▶ Objective
For the listing below, give the count of lines containing the string "this" and nothing else.
— start Stored rows —
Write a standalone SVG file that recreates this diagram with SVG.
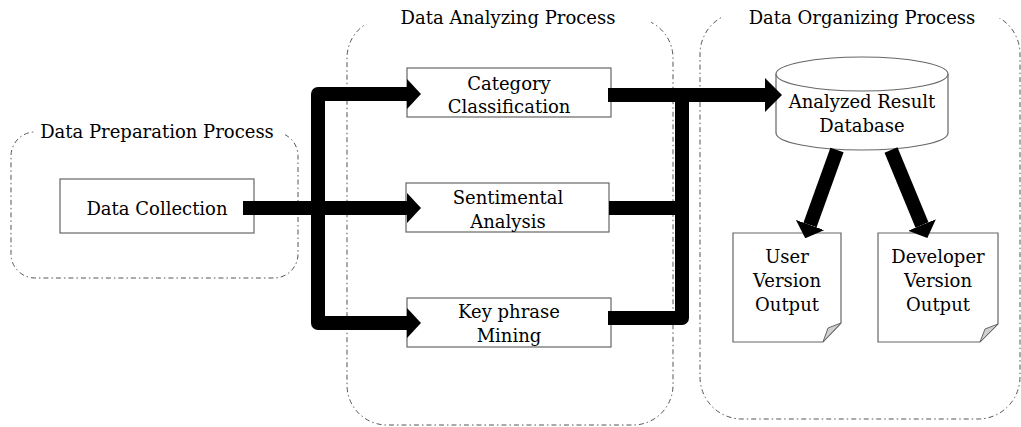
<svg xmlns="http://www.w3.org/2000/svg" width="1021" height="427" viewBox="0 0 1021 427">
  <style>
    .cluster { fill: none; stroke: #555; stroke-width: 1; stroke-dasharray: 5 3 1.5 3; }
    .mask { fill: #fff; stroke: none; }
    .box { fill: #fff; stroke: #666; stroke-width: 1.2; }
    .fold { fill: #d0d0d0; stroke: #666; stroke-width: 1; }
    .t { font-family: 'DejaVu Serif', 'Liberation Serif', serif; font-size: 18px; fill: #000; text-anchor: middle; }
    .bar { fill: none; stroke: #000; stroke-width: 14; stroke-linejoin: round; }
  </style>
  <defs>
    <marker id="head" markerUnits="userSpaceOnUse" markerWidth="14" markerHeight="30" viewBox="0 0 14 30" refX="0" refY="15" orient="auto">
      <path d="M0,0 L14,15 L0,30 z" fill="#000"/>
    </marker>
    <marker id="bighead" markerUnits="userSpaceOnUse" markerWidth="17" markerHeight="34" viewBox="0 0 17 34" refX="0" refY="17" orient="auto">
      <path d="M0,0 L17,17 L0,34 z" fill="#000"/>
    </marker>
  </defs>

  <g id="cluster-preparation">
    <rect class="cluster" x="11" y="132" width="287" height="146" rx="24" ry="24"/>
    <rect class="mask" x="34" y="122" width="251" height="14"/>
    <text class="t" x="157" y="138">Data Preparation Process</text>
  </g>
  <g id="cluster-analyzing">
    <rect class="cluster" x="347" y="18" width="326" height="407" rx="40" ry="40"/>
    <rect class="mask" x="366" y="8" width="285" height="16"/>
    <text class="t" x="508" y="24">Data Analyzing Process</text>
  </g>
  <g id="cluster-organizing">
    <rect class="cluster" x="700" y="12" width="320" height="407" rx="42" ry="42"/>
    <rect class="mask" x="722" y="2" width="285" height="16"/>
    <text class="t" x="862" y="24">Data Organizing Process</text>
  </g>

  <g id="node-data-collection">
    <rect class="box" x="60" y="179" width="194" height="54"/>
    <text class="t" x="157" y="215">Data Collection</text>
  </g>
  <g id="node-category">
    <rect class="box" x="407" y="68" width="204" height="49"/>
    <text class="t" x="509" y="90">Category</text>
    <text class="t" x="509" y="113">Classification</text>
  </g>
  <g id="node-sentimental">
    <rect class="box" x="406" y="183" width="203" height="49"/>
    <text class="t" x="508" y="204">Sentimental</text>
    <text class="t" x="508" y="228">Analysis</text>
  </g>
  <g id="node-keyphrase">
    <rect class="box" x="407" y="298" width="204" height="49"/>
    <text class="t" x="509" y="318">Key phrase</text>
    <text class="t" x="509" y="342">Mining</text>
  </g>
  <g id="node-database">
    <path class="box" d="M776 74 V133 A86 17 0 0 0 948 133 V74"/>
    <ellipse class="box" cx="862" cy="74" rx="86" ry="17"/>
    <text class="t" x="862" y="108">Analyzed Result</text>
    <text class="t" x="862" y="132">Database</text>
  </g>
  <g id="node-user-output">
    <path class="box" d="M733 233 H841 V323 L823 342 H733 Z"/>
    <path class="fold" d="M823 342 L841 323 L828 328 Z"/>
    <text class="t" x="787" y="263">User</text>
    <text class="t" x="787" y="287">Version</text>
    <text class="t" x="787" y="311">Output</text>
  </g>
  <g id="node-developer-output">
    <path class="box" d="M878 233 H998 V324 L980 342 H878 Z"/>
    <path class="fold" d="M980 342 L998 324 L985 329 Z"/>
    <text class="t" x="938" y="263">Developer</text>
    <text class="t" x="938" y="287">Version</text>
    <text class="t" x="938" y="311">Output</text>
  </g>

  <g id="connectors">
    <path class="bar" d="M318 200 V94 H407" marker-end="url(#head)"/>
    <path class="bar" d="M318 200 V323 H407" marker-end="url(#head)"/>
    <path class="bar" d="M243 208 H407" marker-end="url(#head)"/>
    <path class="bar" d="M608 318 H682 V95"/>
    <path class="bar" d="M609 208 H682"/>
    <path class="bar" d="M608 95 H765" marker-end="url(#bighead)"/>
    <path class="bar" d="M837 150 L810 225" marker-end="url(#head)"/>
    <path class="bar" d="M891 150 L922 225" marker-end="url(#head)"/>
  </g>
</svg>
— end Stored rows —
— start Stored rows —
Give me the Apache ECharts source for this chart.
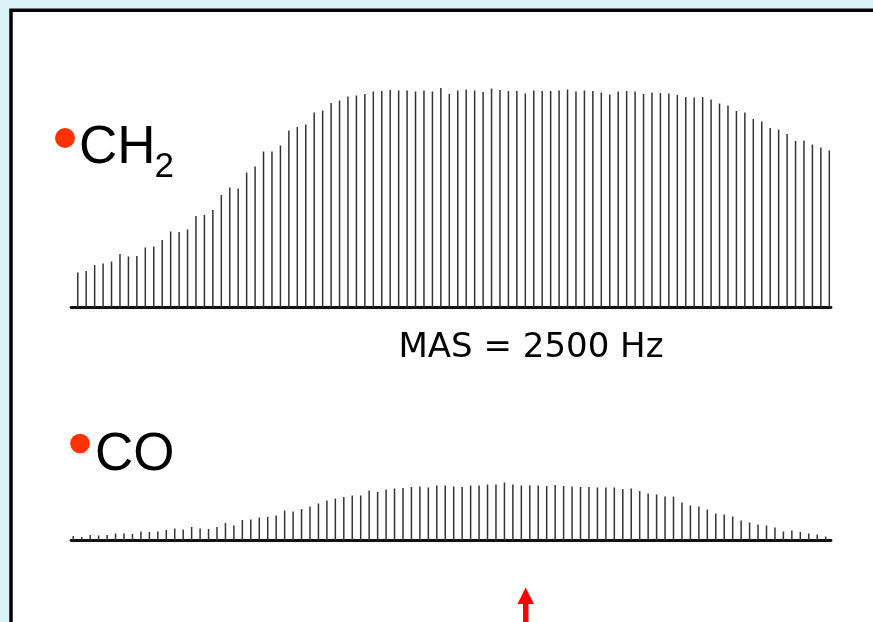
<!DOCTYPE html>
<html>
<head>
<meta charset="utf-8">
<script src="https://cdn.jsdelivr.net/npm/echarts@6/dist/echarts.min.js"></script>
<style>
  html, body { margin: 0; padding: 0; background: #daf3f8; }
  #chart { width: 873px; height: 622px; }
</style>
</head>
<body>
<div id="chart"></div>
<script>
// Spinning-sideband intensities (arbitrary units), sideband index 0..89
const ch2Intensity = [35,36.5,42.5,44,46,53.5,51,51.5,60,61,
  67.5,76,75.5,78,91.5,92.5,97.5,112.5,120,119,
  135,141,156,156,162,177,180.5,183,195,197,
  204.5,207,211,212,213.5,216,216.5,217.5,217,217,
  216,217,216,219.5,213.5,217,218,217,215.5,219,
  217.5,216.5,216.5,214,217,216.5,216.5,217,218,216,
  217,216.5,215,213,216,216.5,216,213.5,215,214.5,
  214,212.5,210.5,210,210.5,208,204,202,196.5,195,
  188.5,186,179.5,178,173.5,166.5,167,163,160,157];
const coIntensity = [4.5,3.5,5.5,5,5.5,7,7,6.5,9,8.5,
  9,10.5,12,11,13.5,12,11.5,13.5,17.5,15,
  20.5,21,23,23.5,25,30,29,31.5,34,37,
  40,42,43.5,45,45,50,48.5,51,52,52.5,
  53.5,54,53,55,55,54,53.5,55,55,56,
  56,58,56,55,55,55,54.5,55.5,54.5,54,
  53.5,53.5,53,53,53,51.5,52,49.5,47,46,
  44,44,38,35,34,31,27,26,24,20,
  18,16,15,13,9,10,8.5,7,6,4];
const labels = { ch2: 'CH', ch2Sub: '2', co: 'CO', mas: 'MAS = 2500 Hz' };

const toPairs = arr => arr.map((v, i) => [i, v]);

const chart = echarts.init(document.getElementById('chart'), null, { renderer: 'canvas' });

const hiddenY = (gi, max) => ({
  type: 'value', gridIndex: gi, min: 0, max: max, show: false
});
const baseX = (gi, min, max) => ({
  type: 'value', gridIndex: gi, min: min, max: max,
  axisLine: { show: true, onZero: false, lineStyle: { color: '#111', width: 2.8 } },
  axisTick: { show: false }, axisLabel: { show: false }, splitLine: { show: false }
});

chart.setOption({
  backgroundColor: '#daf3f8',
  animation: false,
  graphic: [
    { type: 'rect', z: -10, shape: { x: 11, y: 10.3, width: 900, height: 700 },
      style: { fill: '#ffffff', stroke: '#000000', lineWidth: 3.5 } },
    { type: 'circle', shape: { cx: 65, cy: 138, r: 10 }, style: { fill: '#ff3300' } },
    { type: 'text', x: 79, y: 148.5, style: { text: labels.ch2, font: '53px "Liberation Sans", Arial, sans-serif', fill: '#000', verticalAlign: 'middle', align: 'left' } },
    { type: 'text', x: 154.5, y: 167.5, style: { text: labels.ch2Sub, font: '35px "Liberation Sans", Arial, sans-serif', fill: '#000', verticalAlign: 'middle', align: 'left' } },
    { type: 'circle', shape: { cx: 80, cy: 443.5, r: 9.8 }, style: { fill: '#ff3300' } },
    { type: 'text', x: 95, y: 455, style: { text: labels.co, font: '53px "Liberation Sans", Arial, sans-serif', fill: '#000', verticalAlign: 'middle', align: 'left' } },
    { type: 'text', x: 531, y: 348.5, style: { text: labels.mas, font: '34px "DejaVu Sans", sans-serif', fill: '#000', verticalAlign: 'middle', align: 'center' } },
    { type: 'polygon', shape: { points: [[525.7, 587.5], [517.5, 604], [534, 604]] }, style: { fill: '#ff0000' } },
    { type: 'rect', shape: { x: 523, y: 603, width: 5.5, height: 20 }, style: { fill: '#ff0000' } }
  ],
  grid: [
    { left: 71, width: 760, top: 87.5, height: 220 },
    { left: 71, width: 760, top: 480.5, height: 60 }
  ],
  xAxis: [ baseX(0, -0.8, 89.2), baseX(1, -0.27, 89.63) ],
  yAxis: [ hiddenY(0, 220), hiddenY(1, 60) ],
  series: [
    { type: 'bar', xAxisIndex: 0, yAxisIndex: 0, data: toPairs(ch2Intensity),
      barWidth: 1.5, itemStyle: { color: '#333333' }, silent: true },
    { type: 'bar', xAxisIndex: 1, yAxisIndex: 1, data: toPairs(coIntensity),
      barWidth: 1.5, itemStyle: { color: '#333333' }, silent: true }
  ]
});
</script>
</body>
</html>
— end Stored rows —
▶ Task answer
2